<<<<

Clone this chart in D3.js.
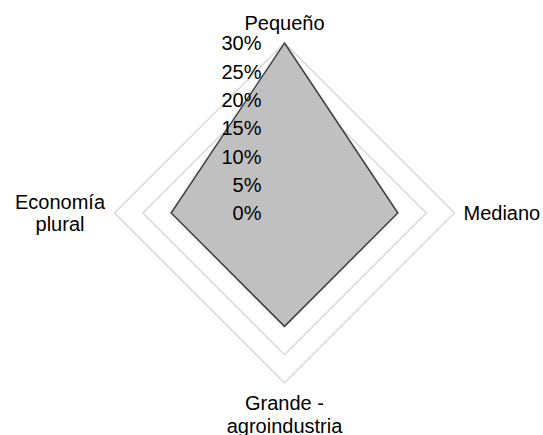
<!DOCTYPE html>
<html>
<head>
<meta charset="utf-8">
<script src="https://cdn.jsdelivr.net/npm/d3@7"></script>
<style>
  html, body { margin: 0; padding: 0; background: #fff; }
  svg { display: block; }
  text { font-family: "Liberation Sans", Arial, sans-serif; fill: #000; }
</style>
</head>
<body>
<svg id="chart" width="543" height="435"></svg>
<script>
// Axes of the radar, clockwise from the top
const categories = [["Pequeño"], ["Mediano"], ["Grande -", "agroindustria"], ["Economía", "plural"]];
// Share per category
const values = [0.30, 0.20, 0.20, 0.20];
// Radial ticks
const tickValues = [0, 0.05, 0.10, 0.15, 0.20, 0.25, 0.30];
const tickLabels = ["0%", "5%", "10%", "15%", "20%", "25%", "30%"];

const svg = d3.select("#chart");
const cx = 284.5, cy = 213, R = 170;
const fontSize = 20;

const r = d3.scaleLinear().domain([0, 0.30]).range([0, R]);
const angle = d3.scaleLinear().domain([0, categories.length]).range([0, 2 * Math.PI]);

const g = svg.append("g").attr("transform", `translate(${cx},${cy})`);

const radial = d3.lineRadial()
  .angle((d, i) => angle(i))
  .radius(d => r(d))
  .curve(d3.curveLinearClosed);

// Concentric grid polygons
g.selectAll("path.grid")
  .data(tickValues.filter(v => v > 0))
  .join("path")
  .attr("class", "grid")
  .attr("d", v => radial(categories.map(() => v)))
  .attr("fill", "none")
  .attr("stroke", "#d9d9d9")
  .attr("stroke-width", 1.5);

// Filled series
g.append("path")
  .attr("d", radial(values))
  .attr("fill", "#c0c0c0")
  .attr("stroke", "#404040")
  .attr("stroke-width", 1.5)
  .attr("stroke-linejoin", "miter");

// Value labels along the top axis
g.selectAll("text.tick")
  .data(tickValues)
  .join("text")
  .attr("class", "tick")
  .attr("x", -23)
  .attr("y", v => -r(v))
  .attr("dy", "0.36em")
  .attr("text-anchor", "end")
  .attr("font-size", fontSize)
  .text((v, i) => tickLabels[i]);

// Category labels placed just outside the outer ring
const lineH = 22.5;
const labelPos = [
  { x: 0, y: -r(0.30) - 13, anchor: "middle", base: "bottom" },
  { x: r(0.30) + 9, y: 6.5, anchor: "start", base: "single" },
  { x: 0, y: r(0.30) + 27, anchor: "middle", base: "top" },
  { x: -r(0.30) + (60 - 114.5), y: -4.5, anchor: "middle", base: "top" }
];

categories.forEach((lines, i) => {
  const p = labelPos[i];
  const t = g.append("text")
    .attr("text-anchor", p.anchor)
    .attr("font-size", fontSize);
  lines.forEach((line, j) => {
    t.append("tspan")
      .attr("x", p.x)
      .attr("y", p.y + j * lineH)
      .text(line);
  });
});
</script>
</body>
</html>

>>>>

- _What the task asks_
Repeat the material exactly as it reads, without any of its pictures.

- _Answer for this exercise_
Clone this chart in D3.js.
<!DOCTYPE html>
<html>
<head>
<meta charset="utf-8">
<script src="https://cdn.jsdelivr.net/npm/d3@7"></script>
<style>
  html, body { margin: 0; padding: 0; background: #fff; }
  svg { display: block; }
  text { font-family: "Liberation Sans", Arial, sans-serif; fill: #000; }
</style>
</head>
<body>
<svg id="chart" width="543" height="435"></svg>
<script>
// Axes of the radar, clockwise from the top
const categories = [["Pequeño"], ["Mediano"], ["Grande -", "agroindustria"], ["Economía", "plural"]];
// Share per category
const values = [0.30, 0.20, 0.20, 0.20];
// Radial ticks
const tickValues = [0, 0.05, 0.10, 0.15, 0.20, 0.25, 0.30];
const tickLabels = ["0%", "5%", "10%", "15%", "20%", "25%", "30%"];

const svg = d3.select("#chart");
const cx = 284.5, cy = 213, R = 170;
const fontSize = 20;

const r = d3.scaleLinear().domain([0, 0.30]).range([0, R]);
const angle = d3.scaleLinear().domain([0, categories.length]).range([0, 2 * Math.PI]);

const g = svg.append("g").attr("transform", `translate(${cx},${cy})`);

const radial = d3.lineRadial()
  .angle((d, i) => angle(i))
  .radius(d => r(d))
  .curve(d3.curveLinearClosed);

// Concentric grid polygons
g.selectAll("path.grid")
  .data(tickValues.filter(v => v > 0))
  .join("path")
  .attr("class", "grid")
  .attr("d", v => radial(categories.map(() => v)))
  .attr("fill", "none")
  .attr("stroke", "#d9d9d9")
  .attr("stroke-width", 1.5);

// Filled series
g.append("path")
  .attr("d", radial(values))
  .attr("fill", "#c0c0c0")
  .attr("stroke", "#404040")
  .attr("stroke-width", 1.5)
  .attr("stroke-linejoin", "miter");

// Value labels along the top axis
g.selectAll("text.tick")
  .data(tickValues)
  .join("text")
  .attr("class", "tick")
  .attr("x", -23)
  .attr("y", v => -r(v))
  .attr("dy", "0.36em")
  .attr("text-anchor", "end")
  .attr("font-size", fontSize)
  .text((v, i) => tickLabels[i]);

// Category labels placed just outside the outer ring
const lineH = 22.5;
const labelPos = [
  { x: 0, y: -r(0.30) - 13, anchor: "middle", base: "bottom" },
  { x: r(0.30) + 9, y: 6.5, anchor: "start", base: "single" },
  { x: 0, y: r(0.30) + 27, anchor: "middle", base: "top" },
  { x: -r(0.30) + (60 - 114.5), y: -4.5, anchor: "middle", base: "top" }
];

categories.forEach((lines, i) => {
  const p = labelPos[i];
  const t = g.append("text")
    .attr("text-anchor", p.anchor)
    .attr("font-size", fontSize);
  lines.forEach((line, j) => {
    t.append("tspan")
      .attr("x", p.x)
      .attr("y", p.y + j * lineH)
      .text(line);
  });
});
</script>
</body>
</html>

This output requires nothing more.